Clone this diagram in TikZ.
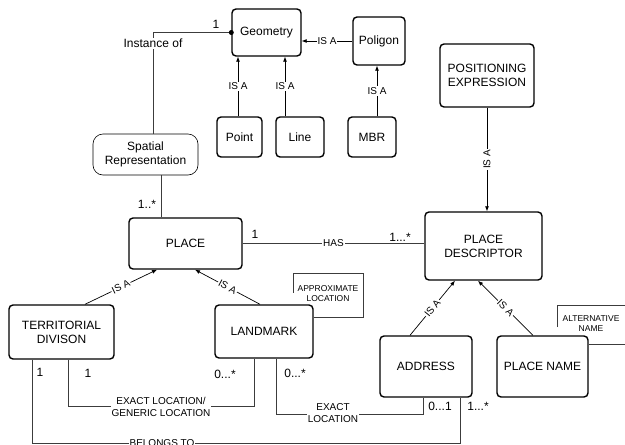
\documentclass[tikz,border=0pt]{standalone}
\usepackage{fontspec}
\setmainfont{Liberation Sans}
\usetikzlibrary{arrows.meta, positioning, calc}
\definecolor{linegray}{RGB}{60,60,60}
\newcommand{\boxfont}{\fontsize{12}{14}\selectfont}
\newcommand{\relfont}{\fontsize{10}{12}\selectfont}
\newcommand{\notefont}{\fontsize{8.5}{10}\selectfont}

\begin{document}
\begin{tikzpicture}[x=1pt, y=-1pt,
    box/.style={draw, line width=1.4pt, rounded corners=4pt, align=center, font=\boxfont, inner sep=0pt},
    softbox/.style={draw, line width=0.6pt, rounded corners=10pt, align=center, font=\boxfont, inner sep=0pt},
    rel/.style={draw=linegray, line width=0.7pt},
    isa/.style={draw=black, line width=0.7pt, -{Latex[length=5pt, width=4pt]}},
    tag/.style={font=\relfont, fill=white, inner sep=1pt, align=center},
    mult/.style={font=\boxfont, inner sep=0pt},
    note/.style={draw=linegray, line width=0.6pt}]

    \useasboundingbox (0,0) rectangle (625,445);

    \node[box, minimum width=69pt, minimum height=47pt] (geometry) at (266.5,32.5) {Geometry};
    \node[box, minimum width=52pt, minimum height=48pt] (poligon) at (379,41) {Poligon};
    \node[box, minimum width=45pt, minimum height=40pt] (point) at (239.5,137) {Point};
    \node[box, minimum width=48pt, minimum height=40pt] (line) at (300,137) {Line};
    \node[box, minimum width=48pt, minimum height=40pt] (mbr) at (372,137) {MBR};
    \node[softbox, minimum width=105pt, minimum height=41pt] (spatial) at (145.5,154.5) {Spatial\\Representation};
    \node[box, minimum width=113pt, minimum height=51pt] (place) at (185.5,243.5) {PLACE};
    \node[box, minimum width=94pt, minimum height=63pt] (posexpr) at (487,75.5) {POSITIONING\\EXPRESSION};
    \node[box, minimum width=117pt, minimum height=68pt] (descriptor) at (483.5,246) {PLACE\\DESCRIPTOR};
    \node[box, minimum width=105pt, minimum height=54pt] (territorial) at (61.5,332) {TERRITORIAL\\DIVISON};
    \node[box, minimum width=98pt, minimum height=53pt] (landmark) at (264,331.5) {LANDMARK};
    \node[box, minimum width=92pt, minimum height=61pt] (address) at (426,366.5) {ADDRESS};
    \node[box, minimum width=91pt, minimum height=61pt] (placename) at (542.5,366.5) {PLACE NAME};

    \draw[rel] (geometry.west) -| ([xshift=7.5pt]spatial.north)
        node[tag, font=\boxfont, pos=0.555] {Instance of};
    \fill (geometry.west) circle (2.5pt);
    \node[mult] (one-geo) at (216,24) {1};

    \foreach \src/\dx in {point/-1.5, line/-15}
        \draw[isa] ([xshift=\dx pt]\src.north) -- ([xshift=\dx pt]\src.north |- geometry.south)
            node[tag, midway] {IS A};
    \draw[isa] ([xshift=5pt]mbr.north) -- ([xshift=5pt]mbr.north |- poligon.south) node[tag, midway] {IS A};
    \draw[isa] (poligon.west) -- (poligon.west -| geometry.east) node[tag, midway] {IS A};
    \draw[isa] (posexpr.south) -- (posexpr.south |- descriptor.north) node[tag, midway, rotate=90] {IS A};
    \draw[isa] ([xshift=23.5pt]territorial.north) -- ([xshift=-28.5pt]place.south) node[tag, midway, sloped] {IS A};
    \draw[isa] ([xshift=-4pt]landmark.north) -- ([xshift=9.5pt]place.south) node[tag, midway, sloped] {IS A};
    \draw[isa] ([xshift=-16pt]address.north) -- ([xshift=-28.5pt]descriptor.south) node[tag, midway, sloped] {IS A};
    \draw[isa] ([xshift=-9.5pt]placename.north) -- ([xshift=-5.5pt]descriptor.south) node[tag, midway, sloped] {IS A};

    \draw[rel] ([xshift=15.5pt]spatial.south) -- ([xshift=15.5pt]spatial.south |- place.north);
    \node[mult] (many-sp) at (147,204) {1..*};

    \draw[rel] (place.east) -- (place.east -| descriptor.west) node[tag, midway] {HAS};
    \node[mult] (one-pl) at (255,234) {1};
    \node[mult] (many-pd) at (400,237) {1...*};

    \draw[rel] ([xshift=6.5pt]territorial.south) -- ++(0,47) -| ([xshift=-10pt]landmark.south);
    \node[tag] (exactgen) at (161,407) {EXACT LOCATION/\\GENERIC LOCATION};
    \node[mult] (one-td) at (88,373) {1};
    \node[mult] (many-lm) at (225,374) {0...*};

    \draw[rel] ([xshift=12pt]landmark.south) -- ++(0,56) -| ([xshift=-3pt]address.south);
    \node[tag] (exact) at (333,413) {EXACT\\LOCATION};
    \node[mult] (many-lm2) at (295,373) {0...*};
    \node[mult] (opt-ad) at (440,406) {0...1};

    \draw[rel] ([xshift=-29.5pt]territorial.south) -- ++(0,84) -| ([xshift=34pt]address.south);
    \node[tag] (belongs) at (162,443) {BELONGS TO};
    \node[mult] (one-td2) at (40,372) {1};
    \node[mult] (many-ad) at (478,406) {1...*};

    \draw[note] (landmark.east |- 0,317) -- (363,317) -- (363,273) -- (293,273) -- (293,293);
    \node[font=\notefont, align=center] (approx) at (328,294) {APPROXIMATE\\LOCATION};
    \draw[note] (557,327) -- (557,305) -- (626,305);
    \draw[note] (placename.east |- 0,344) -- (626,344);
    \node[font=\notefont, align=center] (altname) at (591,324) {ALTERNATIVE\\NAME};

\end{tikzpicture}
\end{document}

********************

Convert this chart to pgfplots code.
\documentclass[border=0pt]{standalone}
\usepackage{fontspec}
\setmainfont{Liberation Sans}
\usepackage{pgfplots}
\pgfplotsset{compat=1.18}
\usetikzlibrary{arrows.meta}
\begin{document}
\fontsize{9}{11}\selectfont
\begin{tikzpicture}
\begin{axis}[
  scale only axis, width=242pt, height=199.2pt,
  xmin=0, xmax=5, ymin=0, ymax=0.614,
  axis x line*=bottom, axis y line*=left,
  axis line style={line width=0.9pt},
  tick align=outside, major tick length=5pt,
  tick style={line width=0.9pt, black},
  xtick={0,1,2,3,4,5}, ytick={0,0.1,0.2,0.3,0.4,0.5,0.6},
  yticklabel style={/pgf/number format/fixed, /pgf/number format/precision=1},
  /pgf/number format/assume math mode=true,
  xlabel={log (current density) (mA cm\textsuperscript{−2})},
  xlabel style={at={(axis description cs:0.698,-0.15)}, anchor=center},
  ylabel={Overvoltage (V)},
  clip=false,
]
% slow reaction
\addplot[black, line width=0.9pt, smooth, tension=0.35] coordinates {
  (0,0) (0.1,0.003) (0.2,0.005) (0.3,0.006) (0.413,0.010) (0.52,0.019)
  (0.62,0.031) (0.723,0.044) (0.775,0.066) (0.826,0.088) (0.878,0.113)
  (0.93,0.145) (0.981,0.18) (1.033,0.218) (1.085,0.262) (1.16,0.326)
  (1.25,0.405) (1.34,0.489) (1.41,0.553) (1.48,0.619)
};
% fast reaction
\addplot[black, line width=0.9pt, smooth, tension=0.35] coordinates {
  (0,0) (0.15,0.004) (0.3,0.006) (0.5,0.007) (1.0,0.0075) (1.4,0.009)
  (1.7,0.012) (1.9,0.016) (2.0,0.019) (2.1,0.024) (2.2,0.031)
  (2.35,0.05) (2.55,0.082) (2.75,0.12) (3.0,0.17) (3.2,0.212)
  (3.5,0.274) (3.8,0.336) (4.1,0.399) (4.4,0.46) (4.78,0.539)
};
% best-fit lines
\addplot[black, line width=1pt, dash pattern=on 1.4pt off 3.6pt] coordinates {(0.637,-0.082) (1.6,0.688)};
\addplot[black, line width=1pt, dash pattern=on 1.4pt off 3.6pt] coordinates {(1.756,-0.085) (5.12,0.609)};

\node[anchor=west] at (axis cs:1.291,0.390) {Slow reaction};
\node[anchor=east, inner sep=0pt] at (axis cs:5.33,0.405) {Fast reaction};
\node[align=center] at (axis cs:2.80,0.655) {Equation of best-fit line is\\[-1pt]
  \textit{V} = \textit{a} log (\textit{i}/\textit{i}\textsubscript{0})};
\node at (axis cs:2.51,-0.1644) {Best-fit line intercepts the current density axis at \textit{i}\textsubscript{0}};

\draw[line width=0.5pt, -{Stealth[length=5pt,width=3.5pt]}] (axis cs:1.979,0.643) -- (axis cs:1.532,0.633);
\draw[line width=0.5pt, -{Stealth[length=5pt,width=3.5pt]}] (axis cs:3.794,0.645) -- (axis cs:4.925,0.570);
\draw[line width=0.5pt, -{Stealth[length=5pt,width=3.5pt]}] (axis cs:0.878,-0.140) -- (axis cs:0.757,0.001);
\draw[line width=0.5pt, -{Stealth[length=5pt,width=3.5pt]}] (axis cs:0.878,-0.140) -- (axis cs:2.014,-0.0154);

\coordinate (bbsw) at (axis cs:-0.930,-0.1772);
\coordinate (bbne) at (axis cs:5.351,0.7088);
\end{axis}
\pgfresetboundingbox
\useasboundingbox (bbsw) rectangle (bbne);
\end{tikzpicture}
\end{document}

********************

* **Written request**
Copy the lines above exactly, starting with the line that contains "Clone this diagram in TikZ." and ending with the line that contains "(0,0) rectangle (625,445);", and leave out any pictures.

* **Response to the exercise**
Clone this diagram in TikZ.
\documentclass[tikz,border=0pt]{standalone}
\usepackage{fontspec}
\setmainfont{Liberation Sans}
\usetikzlibrary{arrows.meta, positioning, calc}
\definecolor{linegray}{RGB}{60,60,60}
\newcommand{\boxfont}{\fontsize{12}{14}\selectfont}
\newcommand{\relfont}{\fontsize{10}{12}\selectfont}
\newcommand{\notefont}{\fontsize{8.5}{10}\selectfont}

\begin{document}
\begin{tikzpicture}[x=1pt, y=-1pt,
    box/.style={draw, line width=1.4pt, rounded corners=4pt, align=center, font=\boxfont, inner sep=0pt},
    softbox/.style={draw, line width=0.6pt, rounded corners=10pt, align=center, font=\boxfont, inner sep=0pt},
    rel/.style={draw=linegray, line width=0.7pt},
    isa/.style={draw=black, line width=0.7pt, -{Latex[length=5pt, width=4pt]}},
    tag/.style={font=\relfont, fill=white, inner sep=1pt, align=center},
    mult/.style={font=\boxfont, inner sep=0pt},
    note/.style={draw=linegray, line width=0.6pt}]

    \useasboundingbox (0,0) rectangle (625,445);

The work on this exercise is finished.